Per questo gli Stati Uniti non si possono fermare. Il loro tentativo di passare dal dominio brutale mediante i più sfacciati paesi-lacché, all'esportazione di democrazia per conquistare un'egemonia carismatica, è fallito in partenza. Nessuno è più disposto a digerire mistificazioni fino a quel punto. Le attuali espressioni dirette di forza militare e ancor più quelle future si producono non nonostante ma proprio a causa della crescente debolezza americana nei confronti del mondo.
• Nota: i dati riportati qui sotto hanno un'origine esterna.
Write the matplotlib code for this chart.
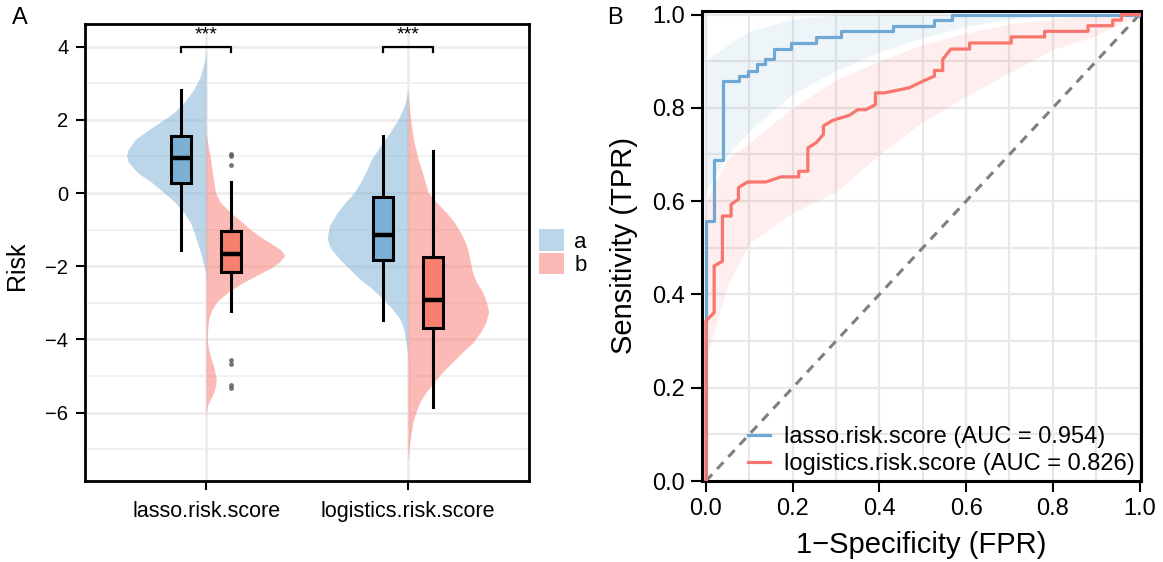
import matplotlib
matplotlib.use("Agg")
import matplotlib.pyplot as plt
from matplotlib.patches import Patch
from matplotlib.ticker import FormatStrFormatter

plt.rcParams['font.family'] = ['Liberation Sans', 'DejaVu Sans']

# ---------------- panel A data ----------------
categories = ["lasso.risk.score", "logistics.risk.score"]
groups = ["a", "b"]

# half-violin outlines: (risk value, half width in category units)
lasso_a_y = [3.88, 3.56, 3.2, 2.84, 2.47, 2.2, 2.0, 1.75, 1.47, 1.2, 1.02, 0.84, 0.56, 0.29,
             0.02, -0.25, -0.53, -0.8, -1.07, -1.35, -1.62, -1.89, -2.16, -2.35]
lasso_a_w = [0, 0.01, 0.028, 0.06, 0.11, 0.16, 0.21, 0.28, 0.35, 0.385, 0.395, 0.385, 0.34, 0.27,
             0.21, 0.155, 0.11, 0.078, 0.06, 0.044, 0.028, 0.015, 0.003, 0]
lasso_b_y = [1.65, 1.3, 1.0, 0.5, 0.02, -0.25, -0.53, -0.8, -1.0, -1.2, -1.35, -1.55, -1.71, -1.9,
             -2.07, -2.25, -2.44, -2.7, -2.96, -3.2, -3.44, -3.89, -4.2, -4.44, -4.75, -5.07,
             -5.25, -5.44, -5.65, -5.8, -6.07]
lasso_b_w = [0, 0.01, 0.02, 0.033, 0.046, 0.07, 0.12, 0.18, 0.22, 0.27, 0.315, 0.37, 0.39, 0.36,
             0.315, 0.25, 0.185, 0.11, 0.054, 0.027, 0.013, 0.005, 0.01, 0.02, 0.038, 0.05,
             0.048, 0.038, 0.02, 0.008, 0]
logit_a_y = [2.84, 2.5, 2.29, 2.0, 1.65, 1.3, 0.93, 0.56, 0.3, 0.02, -0.25, -0.53, -0.9, -1.25,
             -1.5, -1.8, -2.1, -2.35, -2.6, -2.89, -3.15, -3.44, -3.7, -3.98, -4.25, -4.55]
logit_a_w = [0, 0.012, 0.025, 0.05, 0.09, 0.135, 0.18, 0.21, 0.235, 0.265, 0.31, 0.35, 0.39, 0.40,
             0.385, 0.34, 0.285, 0.24, 0.18, 0.125, 0.08, 0.04, 0.022, 0.012, 0.005, 0]
logit_b_y = [2.75, 2.3, 1.84, 1.4, 0.93, 0.5, 0.02, -0.25, -0.53, -0.8, -1.07, -1.35, -1.62, -1.9,
             -2.16, -2.45, -2.7, -3.0, -3.25, -3.55, -3.8, -4.1, -4.35, -4.65, -4.9, -5.2,
             -5.44, -5.7, -5.98, -6.25, -6.53, -6.8, -7.07, -7.3]
logit_b_w = [0, 0.008, 0.017, 0.03, 0.05, 0.075, 0.10, 0.14, 0.19, 0.23, 0.26, 0.285, 0.30, 0.31,
             0.32, 0.34, 0.37, 0.39, 0.40, 0.385, 0.36, 0.32, 0.27, 0.215, 0.17, 0.125,
             0.09, 0.06, 0.04, 0.025, 0.017, 0.01, 0.005, 0]

# box statistics: whisker low, q1, median, q3, whisker high
box_lasso_a = [-1.55, 0.27, 0.95, 1.56, 2.82]
box_lasso_b = [-3.22, -2.16, -1.67, -1.05, 0.29]
box_logit_a = [-3.48, -1.83, -1.16, -0.10, 1.56]
box_logit_b = [-5.85, -3.69, -2.92, -1.74, 1.15]
outliers_lasso_b = [1.08, 1.0, 0.76, -4.57, -4.66, -5.24, -5.33]

# ---------------- panel B data ----------------
lasso_fpr = [0, 0, 0.019, 0.019, 0.04, 0.04, 0.077, 0.077, 0.096, 0.096, 0.117, 0.117, 0.136,
             0.136, 0.156, 0.156, 0.196, 0.196, 0.254, 0.254, 0.312, 0.312, 0.431, 0.431,
             0.527, 0.527, 0.568, 0.568, 1.0]
lasso_tpr = [0, 0.557, 0.557, 0.688, 0.688, 0.857, 0.857, 0.868, 0.868, 0.88, 0.88, 0.893, 0.893,
             0.904, 0.904, 0.927, 0.927, 0.94, 0.94, 0.952, 0.952, 0.964, 0.964, 0.976,
             0.976, 0.988, 0.988, 1.0, 1.0]
logit_fpr = [0, 0, 0.019, 0.019, 0.038, 0.038, 0.058, 0.058, 0.075, 0.075, 0.096, 0.138, 0.173,
             0.214, 0.214, 0.235, 0.235, 0.254, 0.271, 0.271, 0.292, 0.331, 0.35, 0.369, 0.391,
             0.391, 0.412, 0.469, 0.5, 0.527, 0.527, 0.546, 0.546, 0.565, 0.608, 0.608, 0.704,
             0.704, 0.781, 0.781, 0.881, 0.881, 0.938, 0.938, 0.958, 0.958, 1.0]
logit_tpr = [0, 0.343, 0.361, 0.461, 0.471, 0.568, 0.568, 0.593, 0.604, 0.629, 0.641, 0.641, 0.652,
             0.652, 0.664, 0.664, 0.714, 0.725, 0.743, 0.761, 0.773, 0.784, 0.796, 0.796, 0.807,
             0.832, 0.832, 0.843, 0.857, 0.868, 0.88, 0.88, 0.904, 0.926, 0.926, 0.939, 0.939,
             0.952, 0.952, 0.964, 0.964, 0.976, 0.976, 0.988, 0.988, 1.0, 1.0]
auc_lasso = 0.954
auc_logit = 0.826

ci_fpr = [0, 0.05, 0.1, 0.2, 0.3, 0.4, 0.5, 0.6, 0.7, 0.8, 0.9, 1.0]
lasso_ci_lo = [0.62, 0.70, 0.75, 0.83, 0.88, 0.92, 0.95, 0.975, 0.99, 1.0, 1.0, 1.0]
lasso_ci_hi = [0.90, 0.935, 0.965, 0.99, 1.0, 1.0, 1.0, 1.0, 1.0, 1.0, 1.0, 1.0]
logit_ci_lo = [0.26, 0.42, 0.51, 0.575, 0.62, 0.70, 0.77, 0.825, 0.875, 0.925, 0.955, 1.0]
logit_ci_hi = [0.60, 0.69, 0.725, 0.80, 0.86, 0.90, 0.936, 0.96, 0.98, 0.99, 1.0, 1.0]

col_a = "#7BAFD4"
col_b = "#F8766D"
box_b = "#F8806F"

fig = plt.figure(figsize=(11.63, 5.62), dpi=100)

# =========================== panel A ===========================
ax1 = fig.add_axes([0.0731, 0.1441, 0.3818, 0.8132])
ax1.set_xlim(0.4, 2.6)
ax1.set_ylim(-7.87, 4.62)
ax1.set_yticks([-6, -4, -2, 0, 2, 4])
ax1.set_yticks([-7, -5, -3, -1, 1, 3], minor=True)
ax1.set_xticks([1, 2])
ax1.set_xticklabels(categories)
ax1.grid(which='major', color='#EBEBEB', lw=1.8)
ax1.grid(which='minor', axis='y', color='#EFEFEF', lw=1.2)
ax1.set_axisbelow(True)

violins = [(1, lasso_a_y, lasso_a_w, -1, col_a), (1, lasso_b_y, lasso_b_w, 1, col_b),
           (2, logit_a_y, logit_a_w, -1, col_a), (2, logit_b_y, logit_b_w, 1, col_b)]
for xc, ys, ws, side, c in violins:
    ax1.fill_betweenx(ys, xc, [xc + side * w for w in ws], color=c, alpha=0.5, lw=0, zorder=2)

boxes = [(0.875, box_lasso_a, col_a, []), (1.125, box_lasso_b, box_b, outliers_lasso_b),
         (1.875, box_logit_a, col_a, []), (2.125, box_logit_b, box_b, [])]
for pos, s, c, fl in boxes:
    stats = [dict(whislo=s[0], q1=s[1], med=s[2], q3=s[3], whishi=s[4], fliers=fl)]
    ax1.bxp(stats, positions=[pos], widths=0.1, patch_artist=True, showcaps=False,
            boxprops=dict(facecolor=c, edgecolor='black', lw=2.2),
            whiskerprops=dict(color='black', lw=2.2),
            medianprops=dict(color='black', lw=3.2),
            flierprops=dict(marker='o', markersize=3.5, markerfacecolor='#555555',
                            markeredgecolor='none', alpha=0.8),
            manage_ticks=False, zorder=3)

# significance brackets
for xc in [1, 2]:
    ax1.plot([xc - 0.125, xc - 0.125, xc + 0.125, xc + 0.125], [3.85, 4.0, 4.0, 3.85],
             color='black', lw=1.6, zorder=4)
    ax1.text(xc, 4.1, "***", ha='center', va='bottom', fontsize=14)

for sp in ax1.spines.values():
    sp.set_linewidth(2)
ax1.tick_params(axis='both', which='major', length=6.5, width=1.5, labelsize=14.5, pad=5.5)
ax1.tick_params(axis='x', labelsize=15.5, pad=8)
ax1.tick_params(which='minor', length=0)
ax1.set_ylabel("Risk", fontsize=18)
ax1.yaxis.set_label_coords(-0.126, 0.47)

leg_handles = [Patch(facecolor=col_a, alpha=0.5, edgecolor='none'),
               Patch(facecolor=col_b, alpha=0.5, edgecolor='none')]
ax1.legend(leg_handles, groups, loc='center left', bbox_to_anchor=(1.0, 0.50), frameon=False,
           fontsize=16, handlelength=1.13, handleheight=1.13, labelspacing=0, handletextpad=0.45,
           borderaxespad=0.05)

# =========================== panel B ===========================
ax2 = fig.add_axes([0.604, 0.1441, 0.377, 0.8367])
ax2.set_xlim(-0.008, 1.003)
ax2.set_ylim(0, 1.008)
ax2.set_xticks([0, 0.2, 0.4, 0.6, 0.8, 1.0])
ax2.set_yticks([0, 0.2, 0.4, 0.6, 0.8, 1.0])
ax2.set_xticks([0.1, 0.3, 0.5, 0.7, 0.9], minor=True)
ax2.set_yticks([0.1, 0.3, 0.5, 0.7, 0.9], minor=True)
ax2.xaxis.set_major_formatter(FormatStrFormatter('%.1f'))
ax2.yaxis.set_major_formatter(FormatStrFormatter('%.1f'))
ax2.grid(which='both', color='#E8E8E8', lw=1.6)
ax2.set_axisbelow(True)

ax2.fill_between(ci_fpr, lasso_ci_lo, lasso_ci_hi, color=col_a, alpha=0.12, lw=0, zorder=1)
ax2.fill_between(ci_fpr, logit_ci_lo, logit_ci_hi, color=col_b, alpha=0.12, lw=0, zorder=1)
ax2.plot([0, 1], [0, 1], color='#7F7F7F', lw=2.2, dashes=(3, 2.4), zorder=2)
l1, = ax2.plot(lasso_fpr, lasso_tpr, color='#6FA8D4', lw=2.3, zorder=3)
l2, = ax2.plot(logit_fpr, logit_tpr, color=col_b, lw=2.3, zorder=4)

for sp in ax2.spines.values():
    sp.set_linewidth(2.2)
ax2.tick_params(axis='both', which='major', length=8, width=1.5, labelsize=17, pad=4.5)
ax2.tick_params(which='minor', length=0)
ax2.set_xlabel("1\u2212Specificity (FPR)", fontsize=21, labelpad=8)
ax2.set_ylabel("Sensitivity (TPR)", fontsize=21)
ax2.yaxis.set_label_coords(-0.147, 0.5)
ax2.legend([l1, l2], ["lasso.risk.score (AUC = %.3f)" % auc_lasso,
                      "logistics.risk.score (AUC = %.3f)" % auc_logit],
           loc='lower right', frameon=False, fontsize=17, handlelength=0.95,
           handletextpad=0.6, labelspacing=0.2, borderaxespad=0.1, borderpad=0.15)

fig.text(0.010, 0.988, "A", fontsize=17, va='top', ha='left')
fig.text(0.522, 0.988, "B", fontsize=17, va='top', ha='left')

fig.savefig("out.png", dpi=100)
In mancanza di una sollevazione di classe, o anche solo di reazione anti-americana borghese, gli Stati Uniti continueranno a far vedere i sorci verdi al mondo anche senza avere forze sufficienti − in termini di eserciti e uomini − per controllare direttamente il pianeta. Ecco che allora ritorna non solo il fenomeno della partigianeria ma anche lo spauracchio del terrore atomico. La NATO è diventata un agente globale, mentre era sorta come alleanza regionale. Come fa notare Evgenij Primakov, consigliere militare di Putin, essa agisce secondo una dottrina militare e una filosofia nuove, adatte al dominio di un'America che non vuole impegnare troppi suoi soldati sul terreno. Oltre alle basi americane già presenti o in costruzione nei paesi nuovi membri dell'Unione Europea, vi sono le basi NATO, dato che si tratta di paesi passati dal Patto di Varsavia all'alleanza atlantica; sono basi che ospitano anch'esse forze USA e, in diversi casi, sistemi missilistici offensivi tipici della vecchia guerra fredda. Lo stesso sta succedendo in Asia e in Medio Oriente.